Informal everyday speech sees a lot of code-switching: firstly, because as most subjects are taught in English their terms are the first words that come to mind; secondly, because young parents prefer to speak English to their babies. At present this is not leading to language shift, because as they grow up children see Maltese as an adult language. Nowadays, the source of innovation is no longer Italian but English: some common words are adapted (kettle > kitla), others are Sicilianized (evaluation > evalwazzjoni), others become false friends (related > relatat, involved > involut), and new formations are created (enforceable > inforzabbli, developers > żviluppaturi, privacy > privatezza, occupancy > okkupanza). This is necessary for the language to keep up with social progress. A tricky problem is how to write unadapted English words, like bicycle and washing-machine (bajsikil? woxing maxin?). It is not easy to decide whether they are irreplaceable or translatable.

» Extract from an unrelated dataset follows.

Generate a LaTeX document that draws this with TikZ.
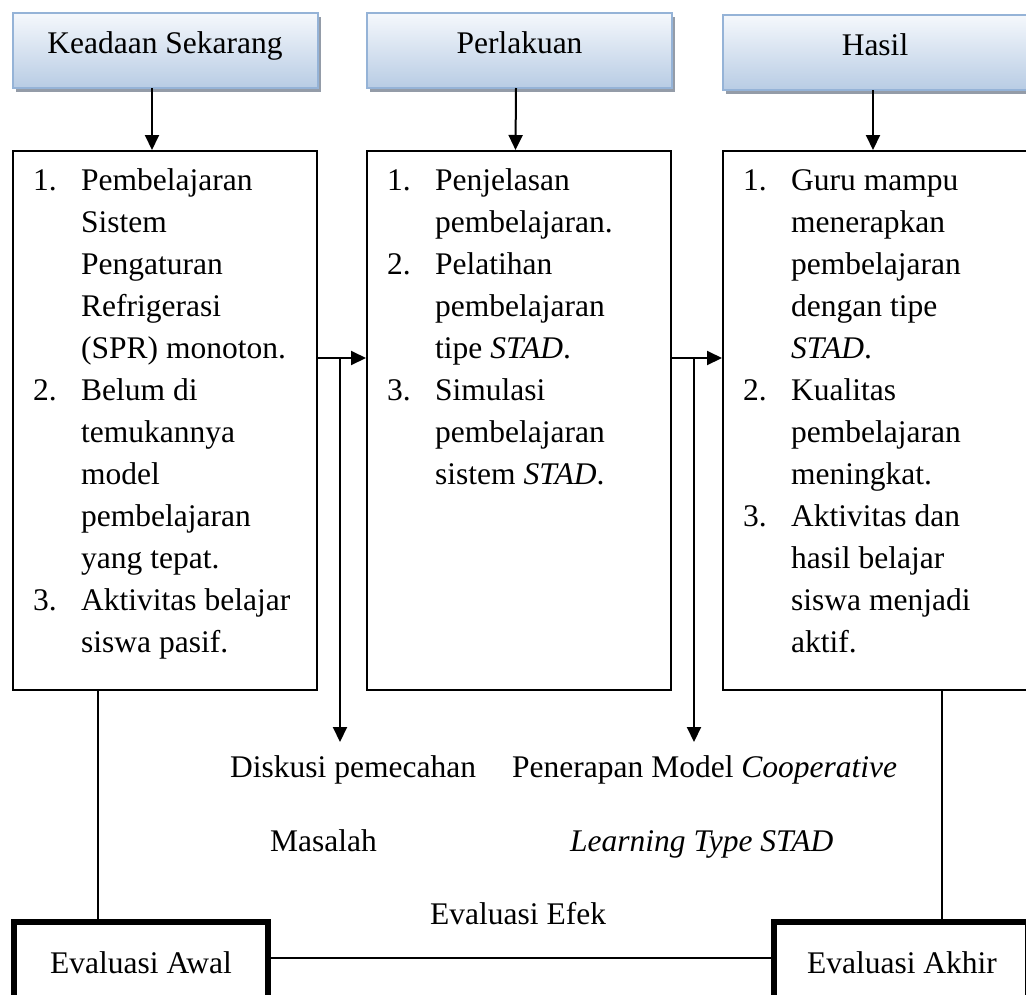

Otherwise, being recognizably English, they can be attributed to code-switching, in which case they are written in their original spelling.

Understandably, the pressure of English in a bilingual situation like Malta’s is very strong. As the 2011 Census shows, almost all Malta-born citizens know Maltese (99.6%) and English (91.3), many also know Italian (61.3%) and French (21.4%), but few know German (5.1% ) and Arabic (4.3%).